Глобальная неопределенность может помочь российскому «повороту на Восток».
Кризис на китайском фондовом рынке минувшим летом подхлестнул дискуссию о том, исчерпала ли КНР ресурсы роста, когда-то заложенные реформами Дэн Сяопина. А обостряющиеся структурные дисбалансы превращают недавние конкурентные преимущества в препоны росту и угрозу стабильности.
В последние годы большинство рассуждений о грядущем мироустройстве отталкивались от того, что Китай станет (и хочет стать) сверхдержавой. Призрак растущего Китая, ожидание его превращения в полноценного «дракона» определяли мировую атмосферу. Отправной точкой послужил финансовый кризис 2008 года, эпицентром которого были США. КНР сумела преодолеть его с наименьшими экономическими и имиджевыми потерями. Некоторые экономисты начали говорить о преимуществах авторитарного правления, которое позволяет, в отличие от продвинутых демократий, быстро принимать решения и концентрировать ресурсы на важнейших направлениях.
Демонстрация того, что и эта модель уязвима, может означать не только бегство спекулятивных капиталов на привычные развитые рынки, но и уменьшение ожиданий в отношении Китая на глобальной арене. А это тоже вполне материальный актив. При этом, правда, западные политические «рынки», особенно европейский, оптимизма не вселяют, и вряд ли разочарование в Китае вызовет всплеск веры в возврат западоцентричной мировой системы. Однако умерит ожидания альтернатив.
Как Пекин будет реагировать на экономические сложности? Вернется к более сдержанной и осторожной линии, завещанной когда-то Дэном, либо, напротив, постарается компенсировать внутренние неурядицы ростом внешней напористости? Исходя из общего подхода китайского руководства, которое не любит лишних рисков, вероятнее первое. Однако если 20 лет назад это был беспроигрышный вариант, то сегодня ситуация изменилась.
Теперь Пекину будет намного сложнее извлекать выгоды из глобальной экономики, дисциплинированно играя по ее правилам, как это было раньше. Фрагментация единого торгово-экономического пространства на мегаблоки фактически уже идет, и последствия создания Соединенными Штатами торгово-инвестиционных партнерств с союзниками в Атлантике и на Тихом океане будут для Китая и прочих не входящих в них стран масштабными.
К тому же восприятие КНР как вероятного соперника США уже перешло в практическую плоскость, меры сдерживания Пекина будут приниматься и дальше, прежде всего в Восточной и Юго-Восточной Азии. Но китайское общество после долгого периода постоянного подъема ждет от своего начальства поведения, достойного великой державы (отсюда феномен народной популярности в Китае Владимира Путина). Поэтому в вопросах региональной политики пекинскому руководству придется демонстрировать бескомпромиссность в отстаивании национальных интересов тем больше, чем больше будет возникать сомнений в перспективах экономики. Иными словами, перемен не предвидится, латентное напряжение в Азии снижаться не будет.
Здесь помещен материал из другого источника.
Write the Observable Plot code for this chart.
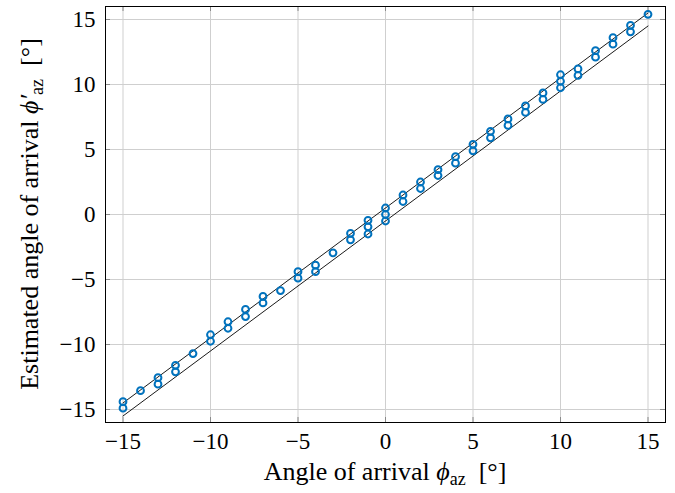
<!DOCTYPE html>
<html><head><meta charset="utf-8">
<script src="https://cdn.jsdelivr.net/npm/d3@7"></script>
<script src="https://cdn.jsdelivr.net/npm/@observablehq/plot@0.6"></script>
<style>body{margin:0;background:#fff}</style>
</head><body><div id="chart"></div>
<script>
// true angle of arrival (deg)
const trueAngle = [-15,-15,-14,-13,-13,-12,-12,-11,-10,-10,-9,-9,-8,-8,-7,-7,-6,-5,-5,-4,-4,-3,-2,-2,-1,-1,-1,0,0,0,1,1,2,2,3,3,4,4,5,5,6,6,7,7,8,8,9,9,10,10,10,11,11,12,12,13,13,14,14,15];
// estimated angle of arrival (deg)
const estAngle = [-14.4,-14.9,-13.55,-12.55,-13.05,-11.6,-12.1,-10.7,-9.25,-9.75,-8.25,-8.75,-7.3,-7.85,-6.3,-6.8,-5.85,-4.4,-4.9,-3.9,-4.4,-2.95,-1.45,-1.95,-0.45,-0.95,-1.5,0.5,0.0,-0.5,1.5,1.0,2.5,2.0,3.45,3.0,4.45,3.95,5.4,4.9,6.4,5.9,7.35,6.85,8.35,7.85,9.35,8.85,10.75,10.25,9.75,11.2,10.7,12.6,12.1,13.6,13.1,14.55,14.05,15.4];
// tolerance bounds
const boundX = [-15, 15];
const upperY = [-14.5, 15.5];
const lowerY = [-15.5, 14.5];
const xTicks = [-15,-10,-5,0,5,10,15];
const yTicks = [-15,-10,-5,0,5,10,15];

const pts = trueAngle.map((a,i)=>({a, e: estAngle[i]}));
const upper = boundX.map((x,i)=>({x, y: upperY[i]}));
const lower = boundX.map((x,i)=>({x, y: lowerY[i]}));
const fmt = d => d < 0 ? "\u2212" + (-d) : String(d);
const serif = "'Liberation Serif', 'DejaVu Serif', serif";

const W = 675, H = 493, mL = 105, mR = 10, mT = 6, mB = 71;
const iw = W - mL - mR, ih = H - mT - mB;

const plot = Plot.plot({
  width: W, height: H,
  marginLeft: mL, marginRight: mR, marginTop: mT, marginBottom: mB,
  x: {domain: [-16, 16], label: null},
  y: {domain: [-16, 16], label: null},
  style: {fontFamily: serif, fontSize: "23px", background: "#fff", color: "#000"},
  marks: [
    Plot.gridX(xTicks, {stroke: "#cfcfcf", strokeOpacity: 1}),
    Plot.gridY(yTicks, {stroke: "#cfcfcf", strokeOpacity: 1}),
    Plot.tickX(xTicks, {x: d => d, stroke: "#8a8a8a", insetTop: ih - 5}),
    Plot.tickX(xTicks, {x: d => d, stroke: "#8a8a8a", insetBottom: ih - 5}),
    Plot.tickY(yTicks, {y: d => d, stroke: "#8a8a8a", insetRight: iw - 5}),
    Plot.tickY(yTicks, {y: d => d, stroke: "#8a8a8a", insetLeft: iw - 5}),
    Plot.line(upper, {x: "x", y: "y", stroke: "#000", strokeWidth: 0.9}),
    Plot.line(lower, {x: "x", y: "y", stroke: "#000", strokeWidth: 0.9}),
    Plot.dot(pts, {x: "a", y: "e", r: 3.4, stroke: "#0072bd", strokeWidth: 2, fill: "none"}),
    Plot.frame({stroke: "#000", strokeWidth: 1}),
    Plot.axisX(xTicks, {tickSize: 0, tickPadding: 10, tickFormat: fmt, fontSize: 23, fill: "#000"}),
    Plot.axisY(yTicks, {tickSize: 0, tickPadding: 10, tickFormat: fmt, fontSize: 23, fill: "#000"})
  ]
});

const svg = d3.select(plot);
svg.selectAll("text").style("font-family", serif).style("font-variant", "normal");

// x-axis label
const xl = svg.append("text")
  .attr("x", mL + iw/2).attr("y", 480)
  .attr("text-anchor", "middle")
  .style("font-family", serif)
  .attr("font-size", 26).attr("fill", "#000");
xl.append("tspan").text("Angle of arrival ");
xl.append("tspan").attr("font-style", "italic").text("\u03D5");
xl.append("tspan").attr("font-size", 18).attr("dy", 5).text("az");
xl.append("tspan").attr("dy", -5).text("\u2002[\u00B0]");

// y-axis label
const yl = svg.append("text")
  .attr("transform", "translate(38,214) rotate(-90)")
  .attr("text-anchor", "middle")
  .style("font-family", serif)
  .attr("font-size", 26).attr("fill", "#000");
yl.append("tspan").text("Estimated angle of arrival ");
yl.append("tspan").attr("font-style", "italic").text("\u03D5\u2032");
yl.append("tspan").attr("font-size", 18).attr("dy", 5).text("az");
yl.append("tspan").attr("dy", -5).text("\u2002[\u00B0]");

document.getElementById("chart").appendChild(plot);
</script>
</body></html>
Напрашивается вывод, что Россия не в добрый час взялась поворачиваться к Азии, прежде всего к Китаю. Пекину, мол, не до нас, ему бы со своими проблемами разобраться, да и денег оттуда ждать не стоит. Но есть и другая логика. В условиях растущей внутренней и внешней неопределенности Китаю особенно нужна прочная опора, и, кроме России, кандидатов нет. Что касается капиталовложений, то даже на фоне кризиса объем средств, которыми располагает Пекин, впечатляет. А движение на запад (проект Шелкового пути) как раз и предусматривает создание источников прибыли за пределами страны, но там, где нет политических рисков и зависимость от глобальных финансовых рынков ниже. Появление американских мегаблоков также стимулирует интерес Пекина к Евразии, которая в них не входит.
Не стоит рассчитывать на полномасштабный альянс с Китаем, тем более на его готовность штурмовать американские амбразуры. Но прагматическое укрепление позиций в условиях ухудшающейся обстановки будет основной целью Пекина в случае экономического спада. Тем более что потрясения лета 2015 года напоминают Китаю об оборотной стороне глубокого вовлечения в глобальную экономику.
Справедливости ради надо напомнить, что теории скорого краха Китая волнами возникают на Западе с середины 1990-х годов, сменяя другие волны — усиление КНР необратимо и потому несет угрозу. Третий некогда распространенный мотив — экономические успехи обязательно приведут к появлению запроса на демократизацию и политическим переменам — сейчас звучит редко, общая ситуация в мире и опасения многих режимов в связи со стимулированием извне внутренних перемен к подобному не располагают. Как бы то ни было, больше 30 лет Пекину удавалось опровергать любые негативные прогнозы.